Using rstrip() to Remove Trailing Newlines
While string slicing works, Python provides a more intuitive way to remove trailing newlines using the rstrip()
method. This method returns a copy of the original string with trailing whitespaces removed. Here's how you can use it:
s = "Hello, World!\n"
s = s.rstrip()
print(s)
This will produce the same output as before:
Hello, World!
The rstrip()
method is particularly useful when you want to remove all trailing whitespaces, not just newlines. It's also more readable than string slicing, making your code easier to understand.
Using splitlines() to Remove Trailing Newlines
The Python splitlines()
method can be a handy tool when dealing with strings that contain newline characters. This method splits a string into a list where each element is a line of the original string.
Here's a simple example:
text = "Hello, World!\n"
print(text.splitlines())
This code would output:
['Hello, World!']
As you can see, splitlines()
effectively removes the trailing newline from the string.
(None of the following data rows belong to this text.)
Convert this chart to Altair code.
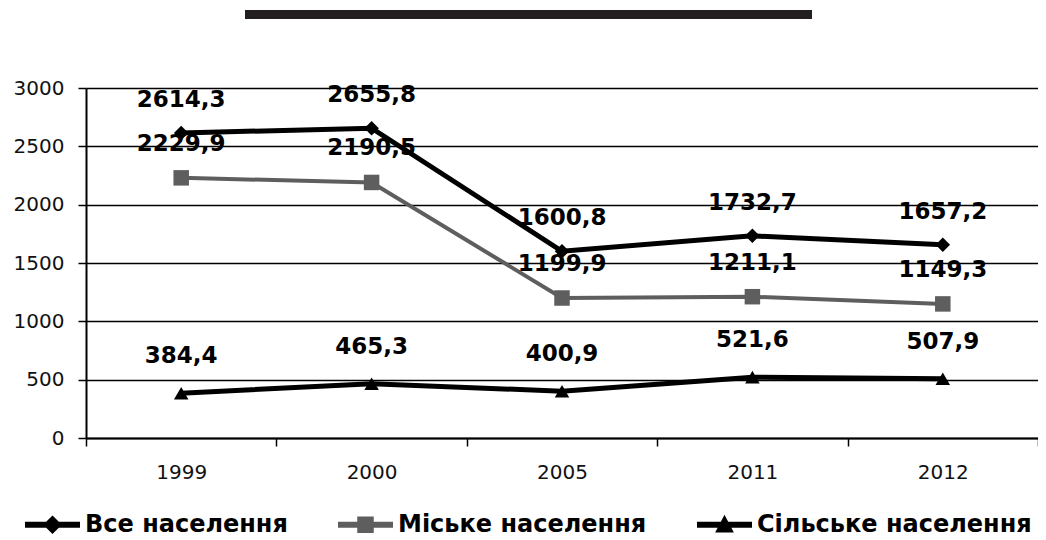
import altair as alt
import pandas as pd

years = ["1999", "2000", "2005", "2011", "2012"]
series_names = ["Все населення", "Міське населення", "Сільське населення"]
total = [2614.3, 2655.8, 1600.8, 1732.7, 1657.2]
urban = [2229.9, 2190.5, 1199.9, 1211.1, 1149.3]
rural = [384.4, 465.3, 400.9, 521.6, 507.9]
y_ticks = [0, 500, 1000, 1500, 2000, 2500, 3000]

values_by_series = [total, urban, rural]
rows = []
for name, vals in zip(series_names, values_by_series):
    for yr, v in zip(years, vals):
        rows.append({"series": name, "year": yr, "value": v,
                     "label": f"{v:.1f}".replace(".", ",")})
df = pd.DataFrame(rows)

colors = ["#000000", "#5e5e5e", "#000000"]
shapes = ["diamond", "square", "triangle-up"]
point_sizes = [210, 240, 210]
line_widths = [5, 4, 5]
label_dy = [-33, -34, -37]
legend_paths = [
    "M-1,-0.11H1V0.11H-1Z M0,-0.34L0.34,0L0,0.34L-0.34,0Z",
    "M-1,-0.11H1V0.11H-1Z M-0.3,-0.3H0.3V0.3H-0.3Z",
    "M-1,-0.11H1V0.11H-1Z M0,-0.36L0.34,0.28H-0.34Z",
]

FONT_BOLD = "DejaVu Sans"

x_enc = alt.X("year:N", sort=years,
              scale=alt.Scale(type="band", domain=years, paddingInner=0, paddingOuter=0),
              axis=alt.Axis(title=None, labelFont="DejaVu Sans", labelFontSize=20,
                            labelColor="#111111", labelPadding=16, tickBand="extent",
                            tickSize=8, tickColor="#000000", tickWidth=1.5,
                            domainColor="#000000", domainWidth=2, grid=False,
                            labelAngle=0))
y_enc = alt.Y("value:Q",
              scale=alt.Scale(domain=[0, 3000], nice=False, zero=True),
              axis=alt.Axis(title=None, values=y_ticks, format="d", labelFont="DejaVu Sans",
                            labelFontSize=20, labelColor="#111111", labelPadding=14,
                            tickSize=8, tickColor="#000000", tickWidth=1.5,
                            domainColor="#000000", domainWidth=2, grid=True,
                            gridColor="#000000", gridWidth=1.5, gridOpacity=1))

base = alt.Chart(df)
layers = []
for i, name in enumerate(series_names):
    sub = base.transform_filter(alt.datum.series == name)
    layers.append(sub.mark_line(color=colors[i], strokeWidth=line_widths[i]).encode(x=x_enc, y=y_enc))
for i, name in enumerate(series_names):
    sub = base.transform_filter(alt.datum.series == name)
    layers.append(sub.mark_point(shape=shapes[i], filled=True, opacity=1, color=colors[i],
                                 size=point_sizes[i]).encode(x=x_enc, y=y_enc))
for i, name in enumerate(series_names):
    sub = base.transform_filter(alt.datum.series == name)
    layers.append(sub.mark_text(font=FONT_BOLD, fontWeight="bold", fontSize=23,
                                color="#000000", dy=label_dy[i]).encode(
        x=x_enc, y=y_enc, text="label:N"))

legend_def = alt.Legend(title=None, orient="none", direction="horizontal",
                        legendX=-61, legendY=409, labelFont=FONT_BOLD,
                        labelFontWeight="bold", labelFontSize=24, labelColor="#000000",
                        symbolSize=3025, symbolStrokeWidth=0, symbolOpacity=1,
                        columnPadding=50, labelOffset=5, labelLimit=400)
legend_layer = base.transform_filter(alt.datum.value < 0).mark_point(filled=True, opacity=1).encode(
    x=x_enc, y=y_enc,
    shape=alt.Shape("series:N", scale=alt.Scale(domain=series_names, range=legend_paths),
                    legend=legend_def),
    fill=alt.Fill("series:N", scale=alt.Scale(domain=series_names, range=colors),
                  legend=legend_def),
)
layers.append(legend_layer)

title_bar = alt.Chart(df).mark_rule(color="#231f20", strokeWidth=9, strokeCap="butt").encode(
    x=alt.value(159), x2=alt.value(726), y=alt.value(-73.5))
layers.append(title_bar)

chart = alt.layer(*layers).properties(
    width=952, height=350,
    autosize=alt.AutoSizeParams(type="none"),
    padding={"left": 78, "top": 80, "right": 0, "bottom": 102},
).configure_view(stroke=None).configure(background="#ffffff")

chart.save("out.html", embed_options={"renderer": "svg", "actions": False})
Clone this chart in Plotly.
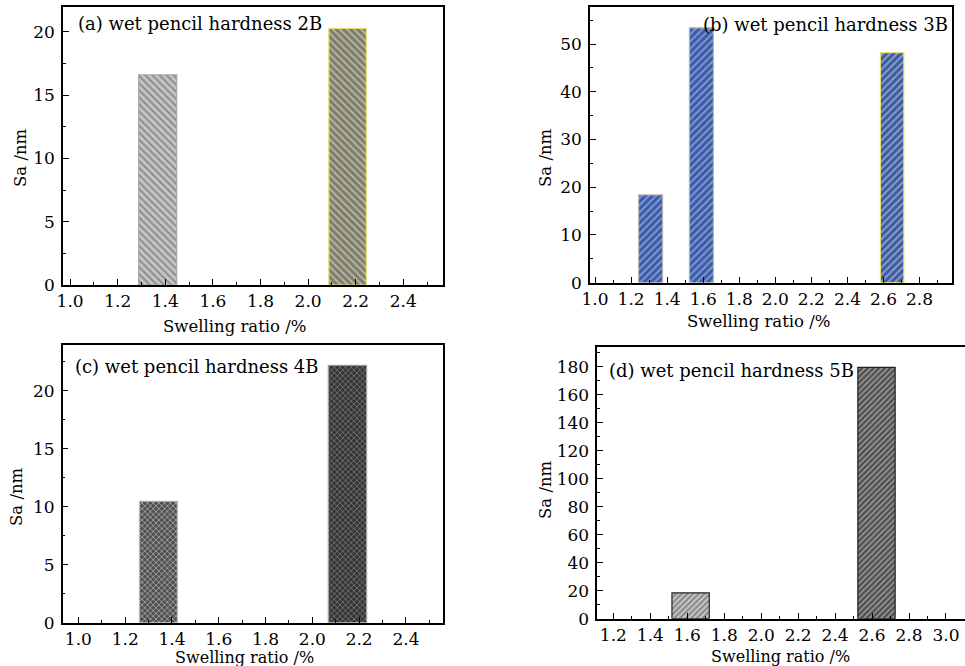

However, it might not work exactly as needed since it returns a list, not a string. If you want to get a string without the newline, you'll need to join the list elements back together.
text = "Hello, World!\n"
print(''.join(text.splitlines()))
This code would output:
Hello, World!
Just like string slicing, while this method works, it isn't nearly as intuitive/readable as the rstrip()
method, which is what I'd recommend.
Handling Trailing Newlines in File Reading
When reading text from a file in Python, you're more likely to encounter trailing newlines. This is because each line in a text file ends with a newline character, and some text editors (i.e. Atom) will even append newline characters at the end of a file for you if one doesn't already exist.
Here's an example of how you can handle this:
with open('file.txt', 'r') as file:
lines = file.read().splitlines()
# Do something with the lines...
print(lines)
The splitlines()
method is appropriate here because it is not only used to divide up the file contents into lines but also remove the trailing newlines. The result is a list of lines without newlines.
Handling Trailing Newlines in User Input
Another scenario in which newlines are common is user input. Depending on how you're taking input from the user, the newline may always exist. This is commonly because the user has to hit "Enter" to submit the input, which is also the key to create newlines in most text input components. In these cases, it would be wise to always sanitize your input with rstrip()
just in case.
Conclusion
Trailing newlines can often be a problem when dealing with strings in any language, but luckily Python provides several methods to handle them. In this Byte, we explored how to use string slicing, rstrip()
, and splitlines()
to remove trailing newlines from a string, and we also discussed how to handle trailing newlines when reading from a file or receiving user input.